Resort coincides with holiday on the retail floor and fittingly accessories designers showed assortments that can do double duty.
Brett Heyman of Edie Parker felt festive with her resort offering, making a variety of novelty games to round out a home collection that she has been working on for a few seasons. “Developing the games took a while, but I think they look unique, original and very exciting,” she said. The bags this season took cues from the works of Henri Matisse, incorporating his sorbet-hued tones and cutout details.
Charlotte Olympia, who recently closed her U.S. stores, is recalibrating to focus on the wholesale market and online presence in the states.

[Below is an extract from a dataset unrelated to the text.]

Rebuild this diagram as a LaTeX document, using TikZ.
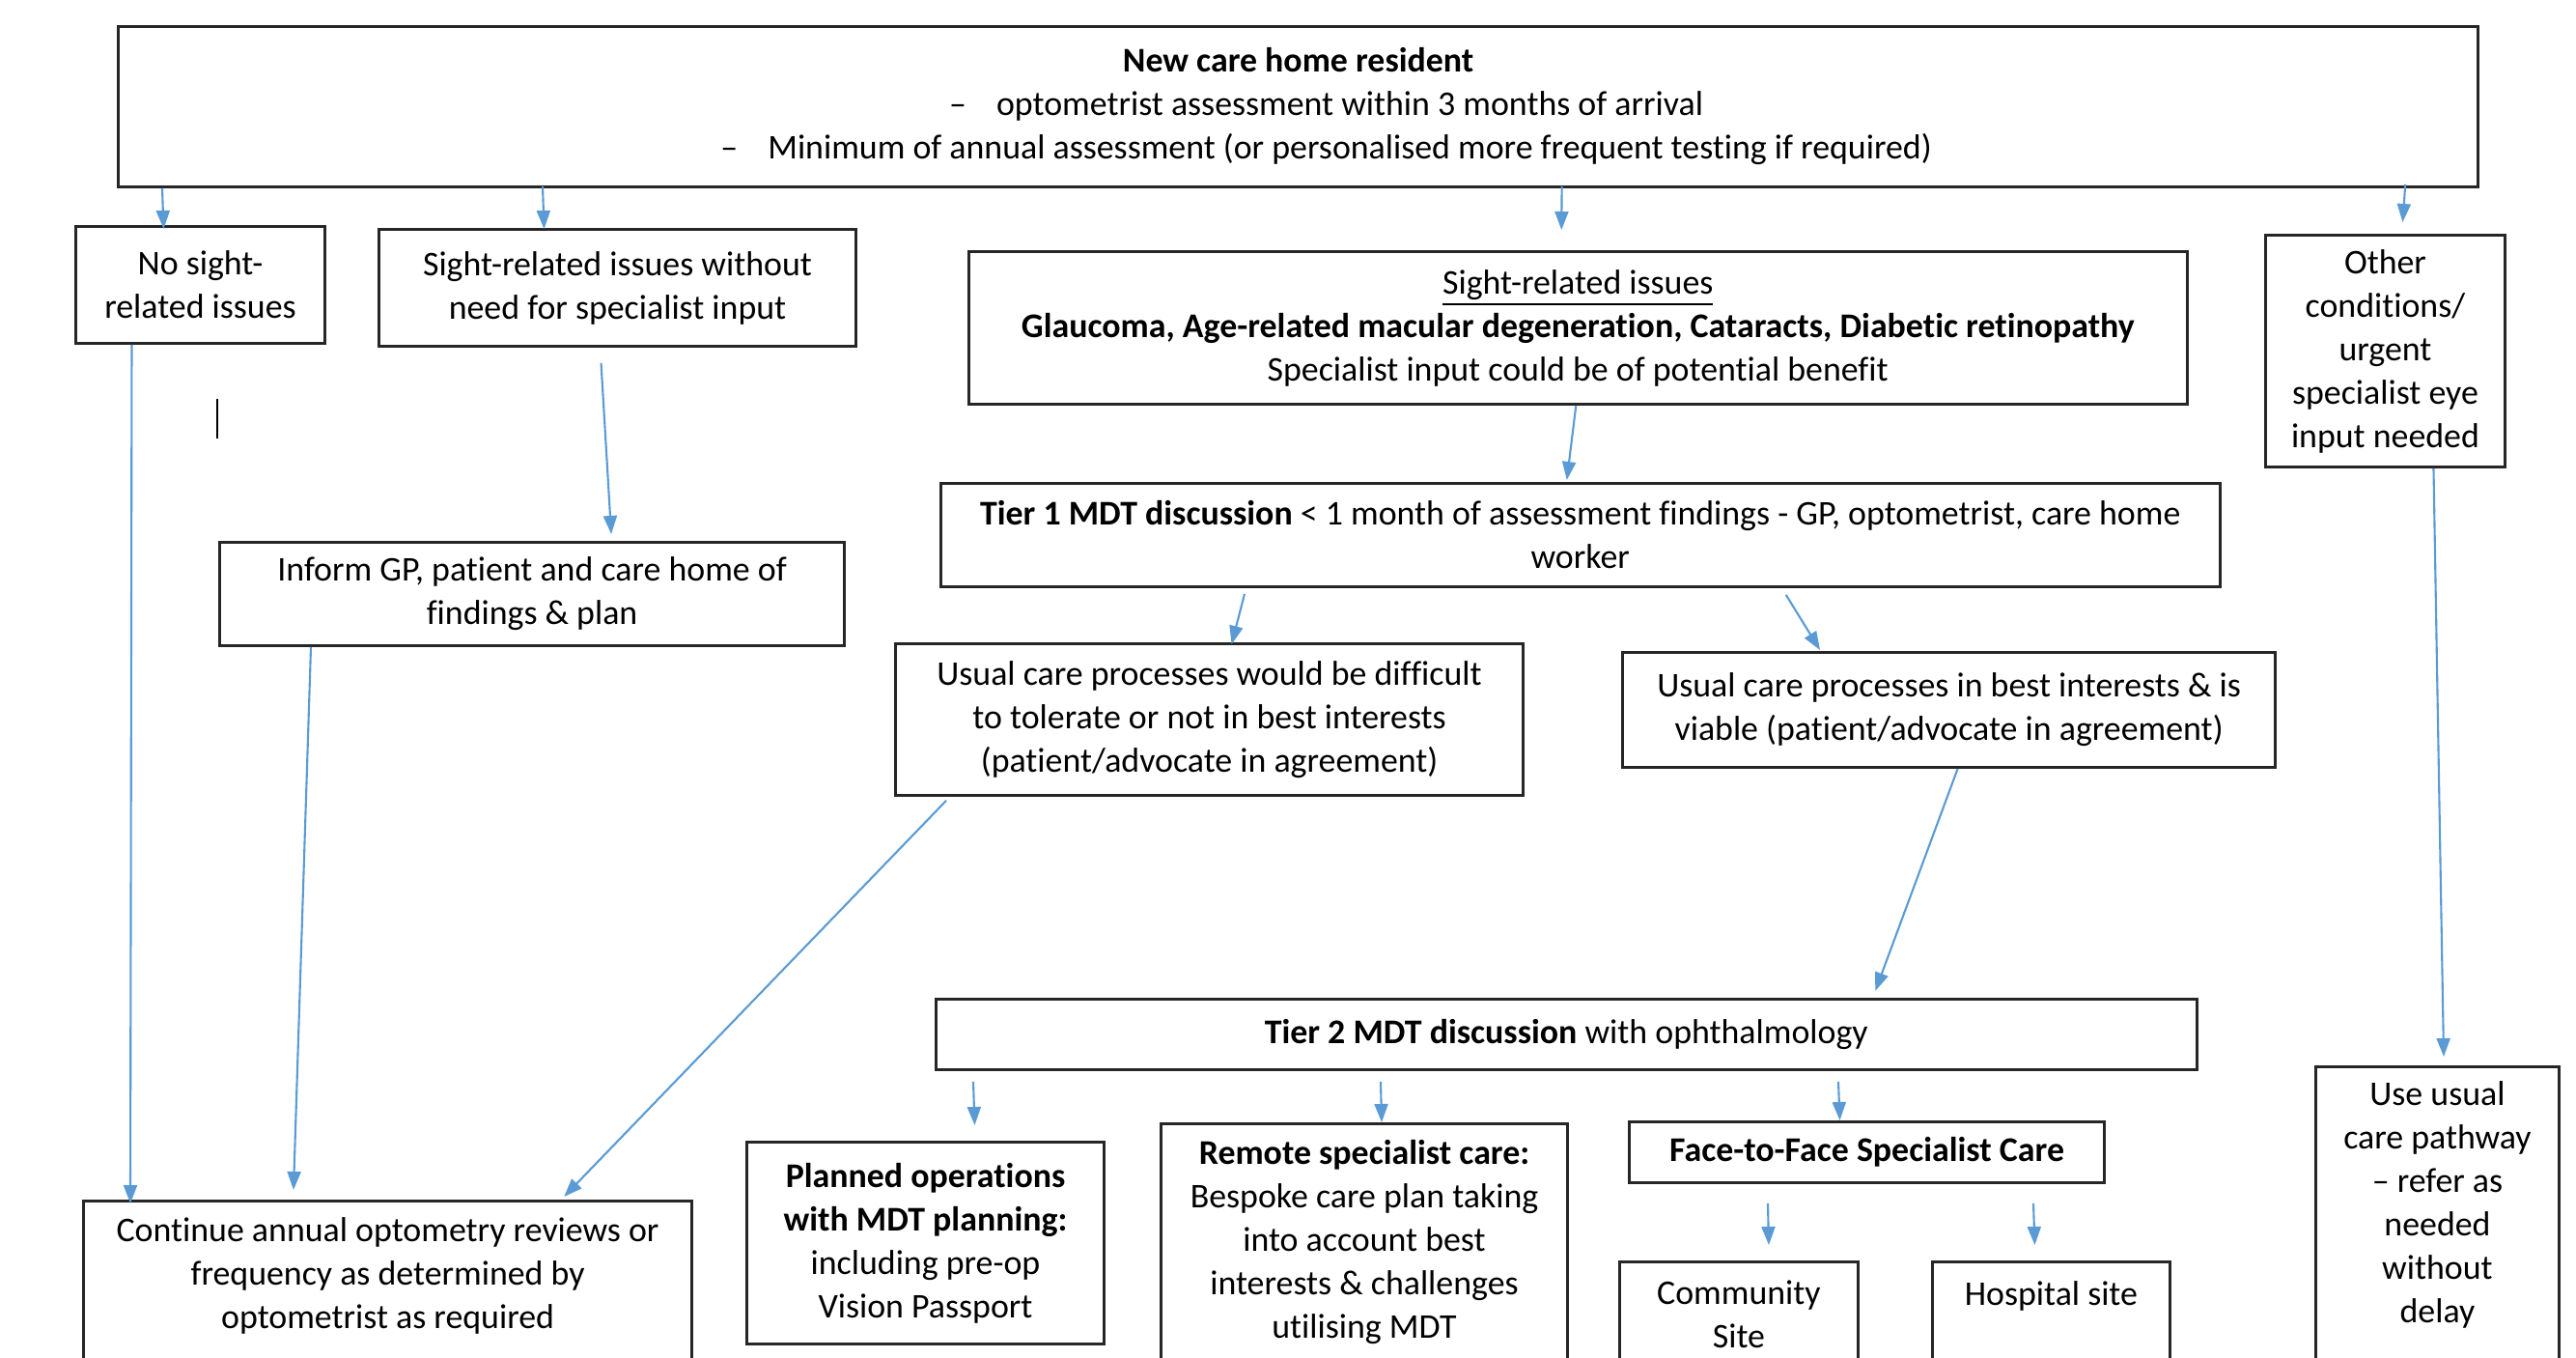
\documentclass[tikz,border=0pt]{standalone}
\usepackage{fontspec}
\setmainfont{Carlito}[Ligatures=NoCommon]
\usetikzlibrary{arrows.meta,calc}
\definecolor{arrowblue}{HTML}{5B9BD5}
\begin{document}
\begin{tikzpicture}[x=0.01cm,y=-0.01cm,
    box/.style={draw=black!85,line width=0.8pt,align=center,inner sep=0pt,
      anchor=north west,font=\fontsize{10.2}{12.8}\selectfont},
    cutbox/.style={box,text height=#1,text depth=1.5cm},
    arr/.style={draw=arrowblue,line width=0.6pt,-{Triangle[length=1.9mm,width=1.4mm]}}]
  % Marco
  \clip (0,0) rectangle (2668,1405);
  \fill[white] (0,0) rectangle (2668,1405);

  % Residente
  \node[box,minimum width=24.43cm,minimum height=1.66cm] (resident) at (121,26)
    {\textbf{New care home resident}\\
     \hspace*{0.58cm}–\hspace{0.31cm}optometrist assessment within 3 months of arrival\\
     \hspace*{0.58cm}–\hspace{0.31cm}Minimum of annual assessment (or personalised more frequent testing if required)};

  % Primera fila
  \node[box,minimum width=2.58cm,minimum height=1.21cm] (nosight) at (77,233)
    {No sight-\\related issues};
  \node[box,minimum width=4.94cm,minimum height=1.21cm] (noneed) at (391,236)
    {Sight-related issues without\\need for specialist input};
  \node[box,minimum width=12.61cm,minimum height=1.58cm] (sight) at (1002,259)
    {\underline{Sight-related issues}\\
     \textbf{Glaucoma, Age-related macular degeneration, Cataracts, Diabetic retinopathy}\\
     Specialist input could be of potential benefit};
  \node[box,minimum width=2.48cm,minimum height=2.40cm] (other) at (2345,242)
    {Other\\conditions/\\urgent\\specialist eye\\input needed};

  % Segunda fila
  \node[box,minimum width=6.47cm,minimum height=1.07cm] (inform) at (226,560)
    {Inform GP, patient and care home of\\findings \& plan};
  \node[box,minimum width=13.24cm,minimum height=1.07cm] (tier1) at (973,499)
    {\textbf{Tier 1 MDT discussion} < 1 month of assessment findings - GP, optometrist, care home\\worker};
  \node[box,minimum width=6.50cm,minimum height=1.57cm] (difficult) at (926,665)
    {Usual care processes would be difficult\\to tolerate or not in best interests\\(patient/advocate in agreement)};
  \node[box,minimum width=6.76cm,minimum height=1.19cm] (viable) at (1679,674)
    {Usual care processes in best interests \& is\\viable (patient/advocate in agreement)};

  % Nivel 2
  \node[box,minimum width=13.05cm,minimum height=0.73cm] (tier2) at (968,1033)
    {\textbf{Tier 2 MDT discussion} with ophthalmology};
  \node[box,minimum width=3.70cm,minimum height=2.09cm] (planned) at (772,1181)
    {\textbf{Planned operations}\\\textbf{with MDT planning:}\\including pre-op\\Vision Passport};
  \node[box,minimum width=4.21cm,minimum height=2.45cm] (remote) at (1201,1162)
    {\textbf{Remote specialist care:}\\Bespoke care plan taking\\into account best\\interests \& challenges\\utilising MDT};
  \node[box,minimum width=4.92cm,minimum height=0.63cm] (face) at (1686,1160)
    {\textbf{Face-to-Face Specialist Care}};

  % Cajas cortadas abajo
  \node[cutbox=1.32cm,minimum width=6.30cm] (continue) at (85,1242)
    {Continue annual optometry reviews or\\frequency as determined by\\optometrist as required};
  \node[cutbox=0.89cm,minimum width=2.47cm] (community) at (1676,1305)
    {Community\\Site};
  \node[cutbox=0.45cm,minimum width=2.46cm] (hospital) at (2000,1305)
    {Hospital site};
  \node[cutbox=2.65cm,minimum width=2.52cm] (usual) at (2397,1103)
    {Use usual\\care pathway\\– refer as\\needed\\without\\delay};

  % Marca suelta
  \draw[black,line width=0.4pt] (225,413) -- (225,454);

  % Flechas
  \draw[arr] ($(resident.south west)+(47,0)$) -- ($(nosight.north)+(-38,4)$);
  \draw[arr] ($(resident.south west)+(441,-2)$) -- ($(noneed.north)+(-76,1)$);
  \draw[arr] ($(resident.south)+(273,-2)$) -- ($(sight.north)+(-17,-21)$);
  \draw[arr] ($(resident.south east)+(-77,-4)$) -- ($(other.north)+(18,-12)$);
  \draw[arr] ($(nosight.south)+(-71,0)$) -- ($(continue.north west)+(50,4)$);
  \draw[arr] ($(noneed.south)+(-17,16)$) -- ($(inform.north)+(82,-7)$);
  \draw[arr] ($(inform.south west)+(96,0)$) -- ($(continue.north west)+(219,-10)$);
  \draw[arr] ($(difficult.south west)+(54,4)$) -- ($(continue.north east)+(-134,-3)$);
  \draw[arr] ($(sight.south)+(-2,0)$) -- ($(tier1.north)+(-14,-2)$);
  \draw[arr] ($(tier1.south west)+(316,6)$) -- ($(difficult.north)+(23,2)$);
  \draw[arr] ($(tier1.south)+(213,7)$) -- ($(viable.north west)+(206,-1)$);
  \draw[arr] ($(viable.south)+(9,0)$) -- ($(tier2.north)+(320,-7)$);
  \draw[arr] ($(other.south)+(50,0)$) -- ($(usual.north west)+(134,-9)$);
  \draw[arr] ($(tier2.south west)+(40,11)$) -- ($(planned.north)+(51,-16)$);
  \draw[arr] ($(tier2.south west)+(462,11)$) -- ($(remote.north)+(18,0)$);
  \draw[arr] ($(tier2.south west)+(936,11)$) -- ($(face.north)+(-28,0)$);
  \draw[arr] ($(face.south west)+(145,20)$) -- ($(community.north)+(31,-16)$);
  \draw[arr] ($(face.south west)+(420,20)$) -- ($(hospital.north)+(-17,-16)$);
\end{tikzpicture}
\end{document}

For resort, she has party season in mind with Olympia saying the collection is for the “party animal within, using a range of colors textures and leopard prints” on a lineup that includes snakeskin-printed platform sandal pumps, satin mules and brightly colorful slip-on sneakers. On the other hand, Sophia Webster is thinking about getting away, using the culture of Mexico including its colors and ceramic art and woven crafts as inspirations which translated to updates to her signature butterfly winged pumps and silver cowboy boot with butterfly detail stitching.
Furla’s resort collection is the first for the house that is 100 percent fur free. “There have been great strides in technique and today there are synthetic furs that are incredibly beautiful in colors, volume and touch,” said Fabio Fusi, Furla’s creative director. The new material landed on colorful pouchlike bags, keychains and updated versions of the Metropolis bag.
Hayward designer Marin Hopper, daughter to Dennis Hopper, was influenced by the palette of painter David Hockney’s work from the late Sixties and Seventies in Los Angeles. Hopper’s bag range for resort used Hockney’s lens to produce fabrications in cobalt and dusty orange brocades and embroidered leathers in sandy beiges and snakeskin. New for the season is her “field bag” which took its shape from the camera bags of the Sixties and Seventies.
“As I started research for my resort collection, I was drawn to Slim Aarons’ cinematic images from the Fifties with kitten-heeled women vacationing in Palm Beach,” said designer Paul Andrew about his namesake shoe brand’s resort collection. “The color palette is a reflection of the landscape: with vibrant shades of bougainvillea, hibiscus red, lime leaf and swimming pool aqua, grounded with sun-bleached shades of sand, olive and tan.” Two new silhouettes, a micro block heel with a sleek point toe in suede and a square peep toe sandal with spaghetti like ankle straps, were standouts.